◆ **EXERCISE GOAL**: Return the listing below exactly, with the pictures dropped.

-- Begin --

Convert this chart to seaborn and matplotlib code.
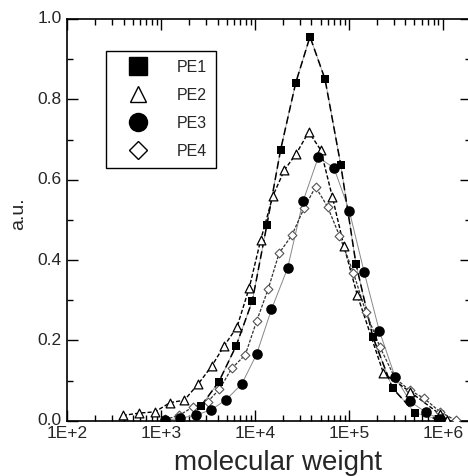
import numpy as np
import matplotlib
matplotlib.use("Agg")
import matplotlib.pyplot as plt
from matplotlib.lines import Line2D
from matplotlib.ticker import LogLocator, FuncFormatter, MultipleLocator, NullFormatter
import seaborn as sns

# Molecular weight distributions (normalised detector response)
pe1_mw = [2670, 4110, 6300, 9380, 13400, 18800, 27200, 38600, 55800, 82000,
          119000, 180000, 292000, 507000, 902000]
pe1_au = [0.037, 0.096, 0.186, 0.298, 0.487, 0.675, 0.841, 0.956, 0.850, 0.637,
          0.391, 0.209, 0.081, 0.020, 0.003]

pe2_mw = [391, 587, 863, 1250, 1770, 2480, 3470, 4690, 6440, 8710, 11500, 15500,
          20600, 27600, 37400, 50200, 66800, 88400, 123000, 233000, 448000,
          935000, 1120000]
pe2_au = [0.013, 0.019, 0.022, 0.045, 0.051, 0.091, 0.136, 0.186, 0.233, 0.331,
          0.449, 0.559, 0.624, 0.665, 0.719, 0.674, 0.557, 0.436, 0.313, 0.119,
          0.072, 0.016, 0.002]

pe3_mw = [1100, 1610, 2360, 3410, 4920, 7230, 10400, 15000, 22300, 32500, 47300,
          69500, 101000, 146000, 211000, 310000, 449000, 659000, 935000]
pe3_au = [0.001, 0.006, 0.014, 0.027, 0.052, 0.091, 0.165, 0.277, 0.380, 0.546,
          0.656, 0.629, 0.523, 0.369, 0.224, 0.110, 0.048, 0.021, 0.003]

pe4_mw = [1100, 1560, 2210, 3130, 4180, 5660, 7900, 10400, 13900, 18100, 24800,
          33500, 44200, 59300, 79300, 112000, 152000, 215000, 310000, 443000,
          632000, 935000, 1370000]
pe4_au = [0.003, 0.013, 0.035, 0.047, 0.078, 0.130, 0.164, 0.247, 0.329, 0.417,
          0.462, 0.530, 0.582, 0.533, 0.461, 0.368, 0.270, 0.183, 0.106, 0.076,
          0.056, 0.022, 0.001]

labels = ["PE1", "PE2", "PE3", "PE4"]

sns.set_theme(style="ticks")
plt.rcParams["font.family"] = ["Liberation Sans", "DejaVu Sans"]

fig = plt.figure(figsize=(4.68, 4.76), dpi=100)
ax_left, ax_right, ax_top, ax_bottom = 67.1, 471.0, 19.0, 420.7
ax = fig.add_axes([ax_left / 468, 1 - ax_bottom / 476,
                   (ax_right - ax_left) / 468, (ax_bottom - ax_top) / 476])

# connecting curves
sns.lineplot(x=pe3_mw, y=pe3_au, ax=ax, color="#888888", lw=0.7, sort=False)
sns.lineplot(x=pe1_mw, y=pe1_au, ax=ax, color="#999999", lw=0.6, sort=False)
sns.lineplot(x=pe1_mw, y=pe1_au, ax=ax, color="black", lw=1.1,
             linestyle=(0, (5, 2.5)), sort=False)
sns.lineplot(x=pe2_mw, y=pe2_au, ax=ax, color="black", lw=1.0,
             linestyle=(0, (3, 1.5)), sort=False)
sns.lineplot(x=pe4_mw, y=pe4_au, ax=ax, color="#333333", lw=0.9,
             linestyle=(0, (2.5, 1.2)), sort=False)

# symbols
sns.scatterplot(x=pe4_mw, y=pe4_au, ax=ax, marker="D", s=20, facecolor="white",
                edgecolor="#555555", linewidth=0.8, zorder=5)
sns.scatterplot(x=pe2_mw, y=pe2_au, ax=ax, marker="^", s=40, facecolor="white",
                edgecolor="black", linewidth=0.9, zorder=6)
sns.scatterplot(x=pe3_mw, y=pe3_au, ax=ax, marker="o", s=58, color="black",
                edgecolor="black", linewidth=0, zorder=7)
sns.scatterplot(x=pe1_mw, y=pe1_au, ax=ax, marker="s", s=40, color="black",
                edgecolor="black", linewidth=0, zorder=8)

ax.set_xscale("log")
ax.set_xlim(1e2, 2e6)
ax.set_ylim(0, 1.0)

ax.xaxis.set_major_locator(LogLocator(base=10, numticks=10))
ax.xaxis.set_minor_locator(LogLocator(base=10, subs=np.arange(2, 10), numticks=100))
ax.xaxis.set_major_formatter(FuncFormatter(lambda v, p: "1E+%d" % round(np.log10(v))))
ax.xaxis.set_minor_formatter(NullFormatter())
ax.yaxis.set_major_locator(MultipleLocator(0.2))
ax.yaxis.set_minor_locator(MultipleLocator(0.1))
ax.yaxis.set_major_formatter(FuncFormatter(lambda v, p: "%.1f" % v))

ax.tick_params(which="both", direction="in", top=True, right=True,
               color="black", width=1.0)
ax.tick_params(which="major", length=8, labelsize=12.5)
ax.tick_params(axis="x", which="major", pad=4)
ax.tick_params(axis="y", which="major", pad=4)
for lab in ax.get_yticklabels():
    lab.set_verticalalignment("center")
for sp in ax.spines.values():
    sp.set_color("black")
    sp.set_linewidth(1.2)
    sp.set_visible(True)

ax.set_xlabel("molecular weight", fontsize=20)
ax.xaxis.set_label_coords((277.5 - ax_left) / (ax_right - ax_left), -0.073)
ax.set_ylabel("a.u.", fontsize=14)
ax.yaxis.set_label_coords((27 - ax_left) / (ax_right - ax_left),
                          (ax_bottom - 214) / (ax_bottom - ax_top))
ax.set_facecolor("white")
fig.patch.set_facecolor("white")

handles = [
    Line2D([], [], ls="none", marker="s", ms=12.5, mfc="black", mec="black"),
    Line2D([], [], ls="none", marker="^", ms=11.5, mfc="white", mec="black", mew=1.0),
    Line2D([], [], ls="none", marker="o", ms=13, mfc="black", mec="black"),
    Line2D([], [], ls="none", marker="D", ms=9.5, mfc="white", mec="black", mew=1.0),
]
leg = ax.legend(handles, labels, loc="upper left",
                bbox_to_anchor=((106 - ax_left) / (ax_right - ax_left),
                                (ax_bottom - 51) / (ax_bottom - ax_top)),
                frameon=True, fancybox=False, edgecolor="black", framealpha=1,
                fontsize=11.5, handletextpad=1.0, borderpad=0.55,
                labelspacing=0.82, handlelength=2.9, borderaxespad=0)
leg.get_frame().set_linewidth(1.0)

fig.savefig("out.png", dpi=100)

-- End --

◆ **THE RESULT**:
Convert this chart to seaborn and matplotlib code.
import numpy as np
import matplotlib
matplotlib.use("Agg")
import matplotlib.pyplot as plt
from matplotlib.lines import Line2D
from matplotlib.ticker import LogLocator, FuncFormatter, MultipleLocator, NullFormatter
import seaborn as sns

# Molecular weight distributions (normalised detector response)
pe1_mw = [2670, 4110, 6300, 9380, 13400, 18800, 27200, 38600, 55800, 82000,
          119000, 180000, 292000, 507000, 902000]
pe1_au = [0.037, 0.096, 0.186, 0.298, 0.487, 0.675, 0.841, 0.956, 0.850, 0.637,
          0.391, 0.209, 0.081, 0.020, 0.003]

pe2_mw = [391, 587, 863, 1250, 1770, 2480, 3470, 4690, 6440, 8710, 11500, 15500,
          20600, 27600, 37400, 50200, 66800, 88400, 123000, 233000, 448000,
          935000, 1120000]
pe2_au = [0.013, 0.019, 0.022, 0.045, 0.051, 0.091, 0.136, 0.186, 0.233, 0.331,
          0.449, 0.559, 0.624, 0.665, 0.719, 0.674, 0.557, 0.436, 0.313, 0.119,
          0.072, 0.016, 0.002]

pe3_mw = [1100, 1610, 2360, 3410, 4920, 7230, 10400, 15000, 22300, 32500, 47300,
          69500, 101000, 146000, 211000, 310000, 449000, 659000, 935000]
pe3_au = [0.001, 0.006, 0.014, 0.027, 0.052, 0.091, 0.165, 0.277, 0.380, 0.546,
          0.656, 0.629, 0.523, 0.369, 0.224, 0.110, 0.048, 0.021, 0.003]

pe4_mw = [1100, 1560, 2210, 3130, 4180, 5660, 7900, 10400, 13900, 18100, 24800,
          33500, 44200, 59300, 79300, 112000, 152000, 215000, 310000, 443000,
          632000, 935000, 1370000]
pe4_au = [0.003, 0.013, 0.035, 0.047, 0.078, 0.130, 0.164, 0.247, 0.329, 0.417,
          0.462, 0.530, 0.582, 0.533, 0.461, 0.368, 0.270, 0.183, 0.106, 0.076,
          0.056, 0.022, 0.001]

labels = ["PE1", "PE2", "PE3", "PE4"]

sns.set_theme(style="ticks")
plt.rcParams["font.family"] = ["Liberation Sans", "DejaVu Sans"]

fig = plt.figure(figsize=(4.68, 4.76), dpi=100)
ax_left, ax_right, ax_top, ax_bottom = 67.1, 471.0, 19.0, 420.7
ax = fig.add_axes([ax_left / 468, 1 - ax_bottom / 476,
                   (ax_right - ax_left) / 468, (ax_bottom - ax_top) / 476])

# connecting curves
sns.lineplot(x=pe3_mw, y=pe3_au, ax=ax, color="#888888", lw=0.7, sort=False)
sns.lineplot(x=pe1_mw, y=pe1_au, ax=ax, color="#999999", lw=0.6, sort=False)
sns.lineplot(x=pe1_mw, y=pe1_au, ax=ax, color="black", lw=1.1,
             linestyle=(0, (5, 2.5)), sort=False)
sns.lineplot(x=pe2_mw, y=pe2_au, ax=ax, color="black", lw=1.0,
             linestyle=(0, (3, 1.5)), sort=False)
sns.lineplot(x=pe4_mw, y=pe4_au, ax=ax, color="#333333", lw=0.9,
             linestyle=(0, (2.5, 1.2)), sort=False)

# symbols
sns.scatterplot(x=pe4_mw, y=pe4_au, ax=ax, marker="D", s=20, facecolor="white",
                edgecolor="#555555", linewidth=0.8, zorder=5)
sns.scatterplot(x=pe2_mw, y=pe2_au, ax=ax, marker="^", s=40, facecolor="white",
                edgecolor="black", linewidth=0.9, zorder=6)
sns.scatterplot(x=pe3_mw, y=pe3_au, ax=ax, marker="o", s=58, color="black",
                edgecolor="black", linewidth=0, zorder=7)
sns.scatterplot(x=pe1_mw, y=pe1_au, ax=ax, marker="s", s=40, color="black",
                edgecolor="black", linewidth=0, zorder=8)

ax.set_xscale("log")
ax.set_xlim(1e2, 2e6)
ax.set_ylim(0, 1.0)

ax.xaxis.set_major_locator(LogLocator(base=10, numticks=10))
ax.xaxis.set_minor_locator(LogLocator(base=10, subs=np.arange(2, 10), numticks=100))
ax.xaxis.set_major_formatter(FuncFormatter(lambda v, p: "1E+%d" % round(np.log10(v))))
ax.xaxis.set_minor_formatter(NullFormatter())
ax.yaxis.set_major_locator(MultipleLocator(0.2))
ax.yaxis.set_minor_locator(MultipleLocator(0.1))
ax.yaxis.set_major_formatter(FuncFormatter(lambda v, p: "%.1f" % v))

ax.tick_params(which="both", direction="in", top=True, right=True,
               color="black", width=1.0)
ax.tick_params(which="major", length=8, labelsize=12.5)
ax.tick_params(axis="x", which="major", pad=4)
ax.tick_params(axis="y", which="major", pad=4)
for lab in ax.get_yticklabels():
    lab.set_verticalalignment("center")
for sp in ax.spines.values():
    sp.set_color("black")
    sp.set_linewidth(1.2)
    sp.set_visible(True)

ax.set_xlabel("molecular weight", fontsize=20)
ax.xaxis.set_label_coords((277.5 - ax_left) / (ax_right - ax_left), -0.073)
ax.set_ylabel("a.u.", fontsize=14)
ax.yaxis.set_label_coords((27 - ax_left) / (ax_right - ax_left),
                          (ax_bottom - 214) / (ax_bottom - ax_top))
ax.set_facecolor("white")
fig.patch.set_facecolor("white")

handles = [
    Line2D([], [], ls="none", marker="s", ms=12.5, mfc="black", mec="black"),
    Line2D([], [], ls="none", marker="^", ms=11.5, mfc="white", mec="black", mew=1.0),
    Line2D([], [], ls="none", marker="o", ms=13, mfc="black", mec="black"),
    Line2D([], [], ls="none", marker="D", ms=9.5, mfc="white", mec="black", mew=1.0),
]
leg = ax.legend(handles, labels, loc="upper left",
                bbox_to_anchor=((106 - ax_left) / (ax_right - ax_left),
                                (ax_bottom - 51) / (ax_bottom - ax_top)),
                frameon=True, fancybox=False, edgecolor="black", framealpha=1,
                fontsize=11.5, handletextpad=1.0, borderpad=0.55,
                labelspacing=0.82, handlelength=2.9, borderaxespad=0)
leg.get_frame().set_linewidth(1.0)

fig.savefig("out.png", dpi=100)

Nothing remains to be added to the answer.